First, it's important to understand what the new rules are permitting for these college athletes. Student-athletes will be allowed to accept money from businesses in exchange for allowing the business to feature them in promos or advertisements. Previously, student-athletes were not allowed to profit off their NIL based on their scholarship agreements.

There are some restrictions for the student-athletes such as endorsing alcohol or drugs, gambling, firearms, etc. Students will be required to take a financial literacy workshop and all of their endorsement deals must follow university guidelines.

It's only a matter of time before a Miner lands their first endorsement deal.

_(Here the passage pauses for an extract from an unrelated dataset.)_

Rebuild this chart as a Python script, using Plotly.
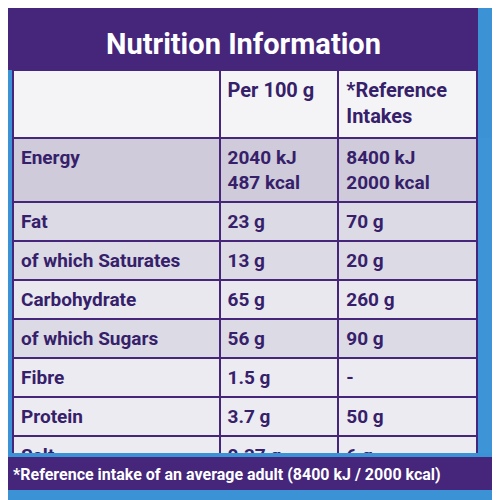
import plotly.graph_objects as go

title = "Nutrition Information"
headers = ["", "Per 100 g", "*Reference<br>Intakes"]
nutrients = ["Energy", "Fat", "of which Saturates", "Carbohydrate", "of which Sugars", "Fibre", "Protein", "Salt"]
per100 = ["2040 kJ<br>487 kcal", "23 g", "13 g", "65 g", "56 g", "1.5 g", "3.7 g", "0.37 g"]
reference = ["8400 kJ<br>2000 kcal", "70 g", "20 g", "260 g", "90 g", "-", "50 g", "6 g"]
footnote = "*Reference intake of an average adult (8400 kJ / 2000 kcal)"

purple = "#45267a"
txt = "#36206a"
blue = "#3b93d6"
row_fill = ["#cfcbda", "#dcdae5", "#dcdae5", "#e9e8ef", "#dcdae5", "#ecebf1", "#ecebf1", "#ecebf1"]

fig = go.Figure(go.Table(
    domain=dict(x=[0.01, 0.94], y=[1 - 445/500, 1 - 62/500]),
    columnwidth=[207, 119, 139],
    header=dict(values=["<b>%s</b>" % h for h in headers], height=68,
                fill_color="#f4f4f7", line=dict(color=purple, width=2),
                font=dict(family="Roboto", size=20, color=txt), align="left"),
    cells=dict(values=[["<b>%s</b>" % v for v in col] for col in (nutrients, per100, reference)],
               height=29, fill_color=[row_fill]*3, line=dict(color=purple, width=2),
               font=dict(family="Roboto", size=19, color=txt), align="left"),
))
fig.update_layout(
    width=500, height=500, margin=dict(l=0, r=0, t=0, b=0, autoexpand=False),
    paper_bgcolor=blue, plot_bgcolor=blue,
    shapes=[
        dict(type="rect", xref="paper", yref="paper", x0=0, x1=0.94, y0=1-62/500, y1=1,
             fillcolor=purple, line_width=0, layer="below"),
        dict(type="rect", xref="paper", yref="paper", x0=0, x1=1, y0=1-482/500, y1=1-449/500,
             fillcolor=purple, line_width=0, layer="below"),
    ],
    annotations=[
        dict(text="<b>%s</b>" % title, xref="paper", yref="paper", x=0.47, y=1-36/500,
             xanchor="center", yanchor="middle",
             showarrow=False, font=dict(family="Roboto", size=29, color="white")),
        dict(text="<b>%s</b>" % footnote, xref="paper", yref="paper", x=0.005, y=1-466/500,
             xanchor="left", yanchor="middle", showarrow=False,
             font=dict(family="Roboto", size=16, color="white")),
    ],
)
fig.write_html("out.html")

Current Miner student-athletes could stand to benefit from their large social media following or their name across town. For example, UTEP women's basketball player Katia Gallegos has more than 17 thousand followers on Instagram. Running back Deion Hankins has made a significant name for himself in town as a Parkland graduate. There have been athletes that have gone viral on social media in the past as well.

In fact, men's basketball shooting guard Keonte Kennedy already has three businesses mentioned in his bio on Instagram with a promo code using his name. It is unclear if Kennedy is actually profiting from these mentions already, but through the previous NIL rules, the mentions wouldn't have been allowed.

At the minimum level for the student-athletes who aren't on scholarship, this rule change could allow them to pursue a part-time job to pay for their schooling, food and/or housing.

It also makes you reflect on UTEP's great athletes in history and how they could've made bank from local endorsements. Imagine an Aaron Jones meet-and-greet at a grand opening of a local business. You're telling me that Tim "UTEP Two-Step" Hardaway wouldn't have been in high demand for signing autographs at a car dealership? It's a no-brainer. Plus, think of all the great Olympians that UTEP had in track and field. They could've also benefitted from this in a big way too.

After the news on Thursday, it's only a matter of time before we see Miner athletes take advantage of the groundbreaking news for college athletics.